— Stated problem —
Repeat the span of the entries below that starts at the line with "Write a Python" and ends at the line with "from matplotlib.patches import", nothing more. Skip the pictures.

═════ Extracted material ═════

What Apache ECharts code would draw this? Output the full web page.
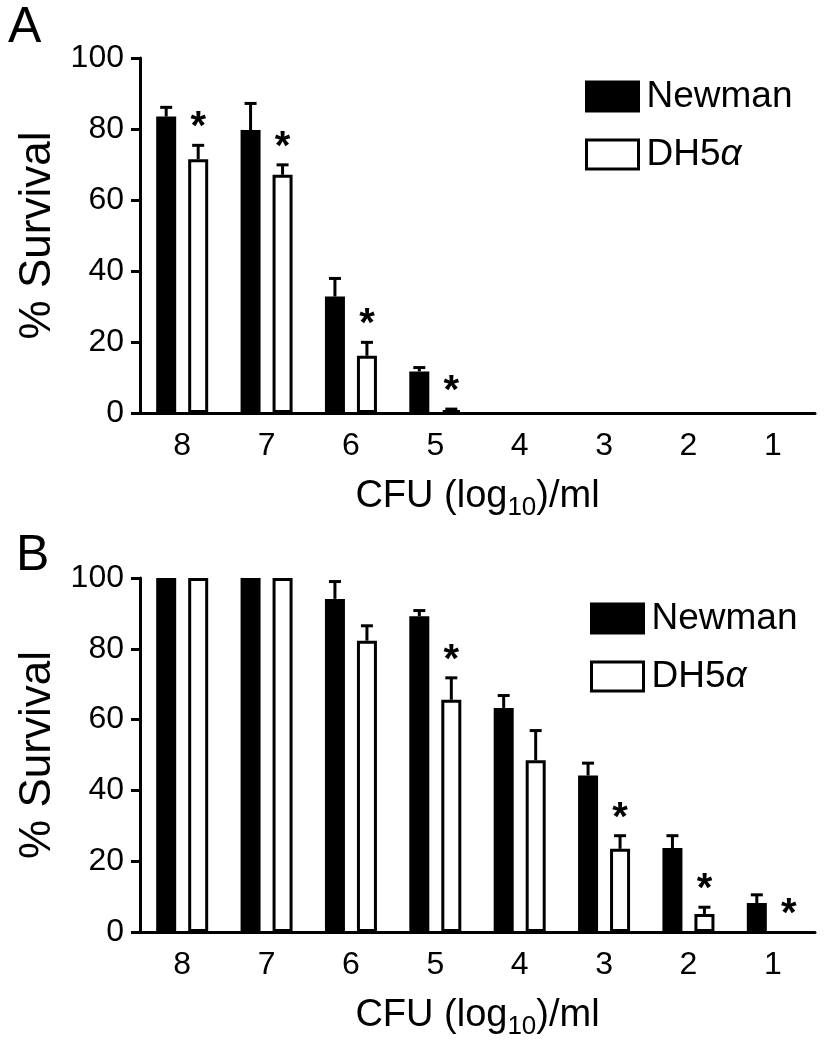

═════
═════ Extracted material ═════

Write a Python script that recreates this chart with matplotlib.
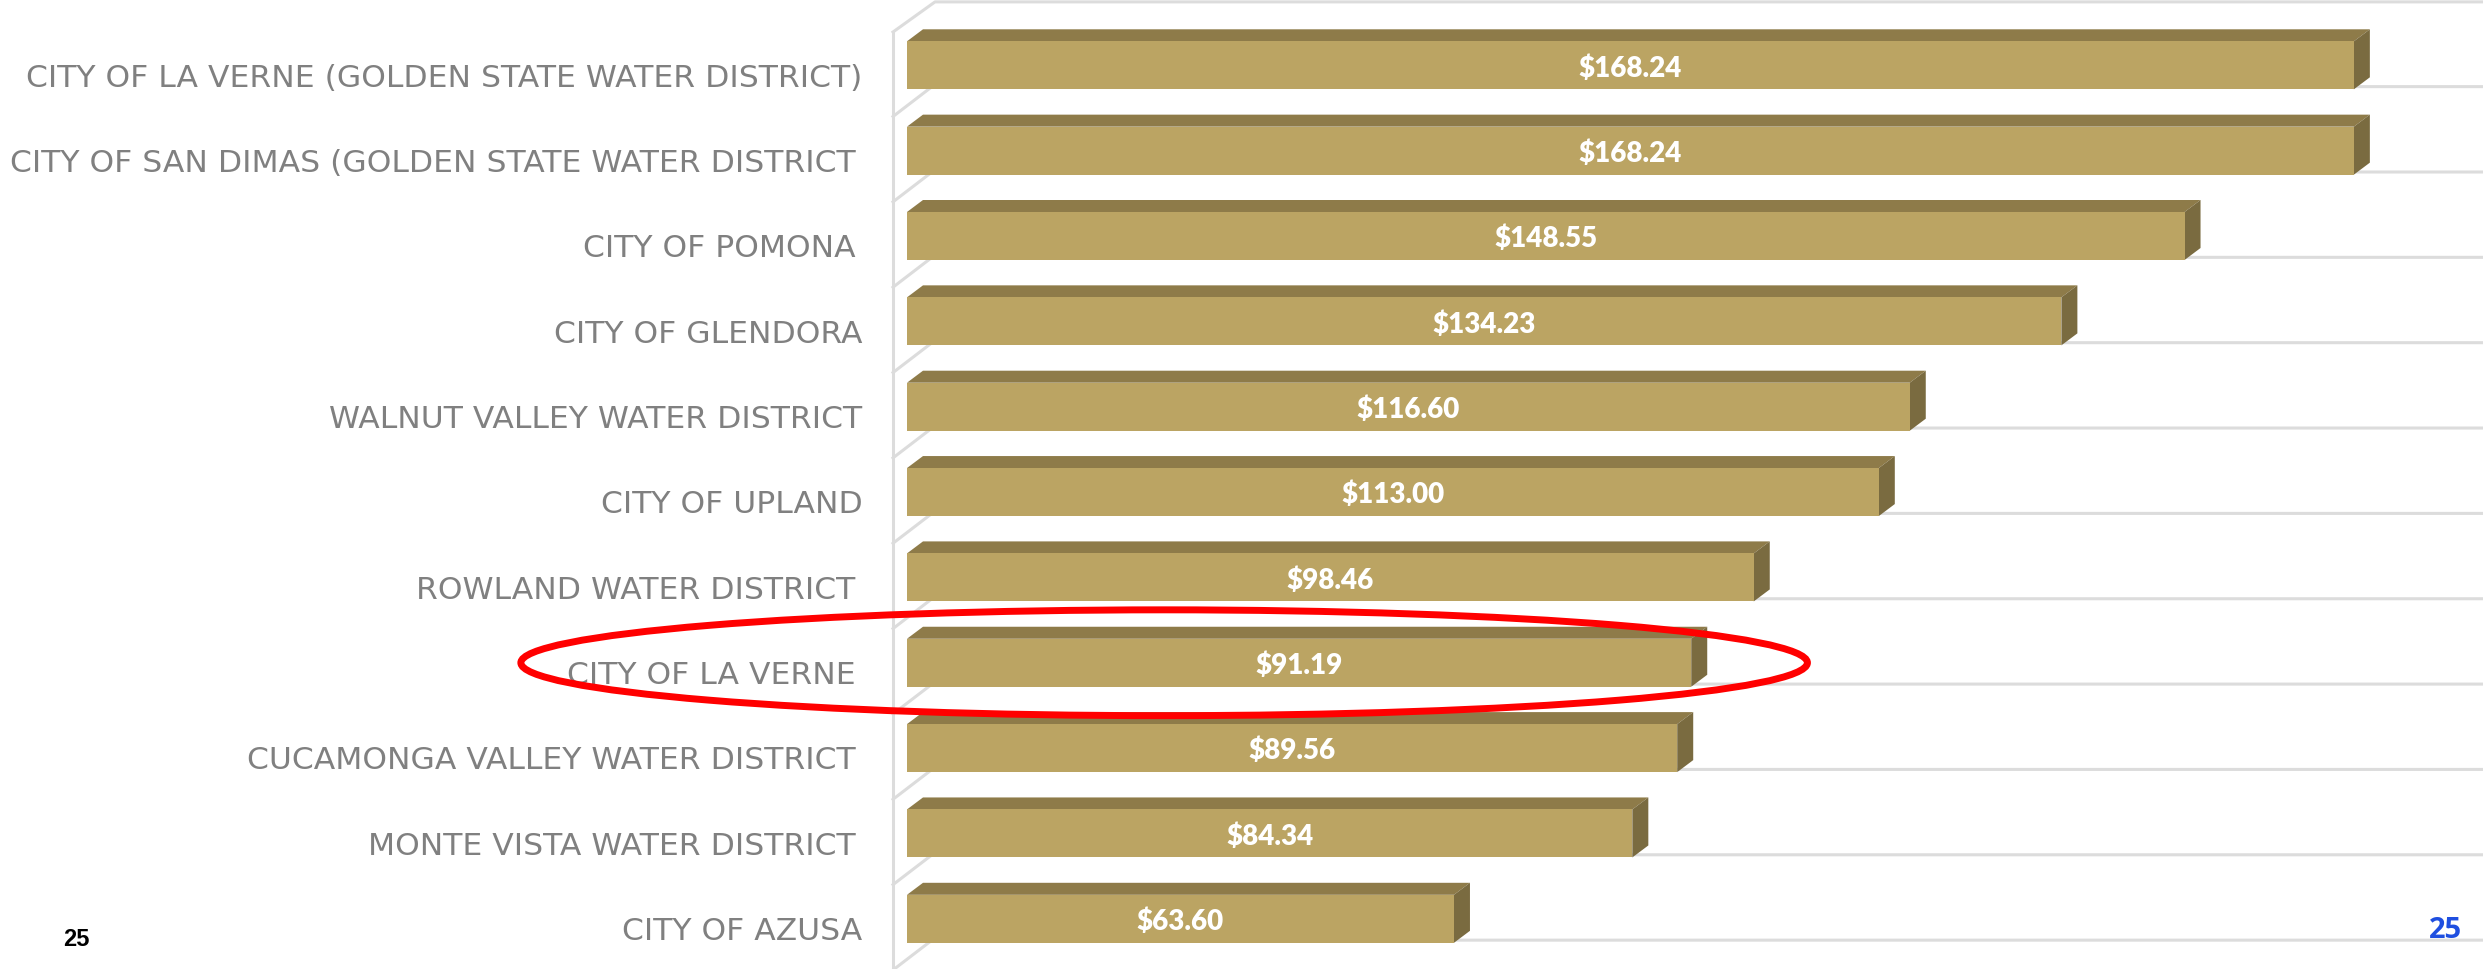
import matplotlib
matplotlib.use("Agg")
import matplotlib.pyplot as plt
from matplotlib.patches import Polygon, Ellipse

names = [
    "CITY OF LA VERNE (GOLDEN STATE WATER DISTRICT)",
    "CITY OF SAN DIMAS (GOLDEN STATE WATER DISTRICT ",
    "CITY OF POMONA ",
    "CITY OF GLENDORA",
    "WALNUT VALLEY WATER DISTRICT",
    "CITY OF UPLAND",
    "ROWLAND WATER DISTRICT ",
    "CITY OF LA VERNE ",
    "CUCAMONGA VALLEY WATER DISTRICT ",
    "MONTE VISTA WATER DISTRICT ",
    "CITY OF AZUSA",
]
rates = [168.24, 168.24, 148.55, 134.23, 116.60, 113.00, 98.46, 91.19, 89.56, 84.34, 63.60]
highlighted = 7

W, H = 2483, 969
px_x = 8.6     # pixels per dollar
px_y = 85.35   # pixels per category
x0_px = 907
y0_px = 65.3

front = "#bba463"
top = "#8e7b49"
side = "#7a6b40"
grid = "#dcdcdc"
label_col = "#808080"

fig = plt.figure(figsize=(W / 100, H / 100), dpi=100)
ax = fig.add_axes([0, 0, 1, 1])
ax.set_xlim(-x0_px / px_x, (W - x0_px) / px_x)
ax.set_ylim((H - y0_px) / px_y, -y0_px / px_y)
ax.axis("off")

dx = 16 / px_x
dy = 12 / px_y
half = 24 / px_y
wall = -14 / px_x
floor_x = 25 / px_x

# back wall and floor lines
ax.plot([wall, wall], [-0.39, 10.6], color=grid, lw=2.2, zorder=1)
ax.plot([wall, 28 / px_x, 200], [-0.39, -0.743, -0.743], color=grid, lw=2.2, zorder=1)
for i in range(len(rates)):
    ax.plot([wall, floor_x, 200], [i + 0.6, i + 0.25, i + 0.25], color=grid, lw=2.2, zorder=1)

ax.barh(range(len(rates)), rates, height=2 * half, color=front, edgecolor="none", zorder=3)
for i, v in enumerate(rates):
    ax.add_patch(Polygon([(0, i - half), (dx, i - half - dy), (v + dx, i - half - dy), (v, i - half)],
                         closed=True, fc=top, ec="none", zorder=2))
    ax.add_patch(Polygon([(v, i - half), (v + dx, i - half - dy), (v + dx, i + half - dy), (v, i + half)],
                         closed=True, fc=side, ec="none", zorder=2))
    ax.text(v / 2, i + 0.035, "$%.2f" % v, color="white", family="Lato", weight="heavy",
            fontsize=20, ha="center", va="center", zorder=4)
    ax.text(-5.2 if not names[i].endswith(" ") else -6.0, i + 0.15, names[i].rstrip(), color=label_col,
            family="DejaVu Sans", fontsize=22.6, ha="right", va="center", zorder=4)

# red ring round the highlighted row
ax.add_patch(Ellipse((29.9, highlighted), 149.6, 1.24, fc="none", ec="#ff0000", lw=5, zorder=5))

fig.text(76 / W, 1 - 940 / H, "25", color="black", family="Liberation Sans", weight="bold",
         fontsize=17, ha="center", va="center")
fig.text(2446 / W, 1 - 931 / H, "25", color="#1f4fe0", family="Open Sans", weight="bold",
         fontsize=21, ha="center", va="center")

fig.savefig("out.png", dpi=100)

═════

— Full solution —
Write a Python script that recreates this chart with matplotlib.
import matplotlib
matplotlib.use("Agg")
import matplotlib.pyplot as plt
from matplotlib.patches import Polygon, Ellipse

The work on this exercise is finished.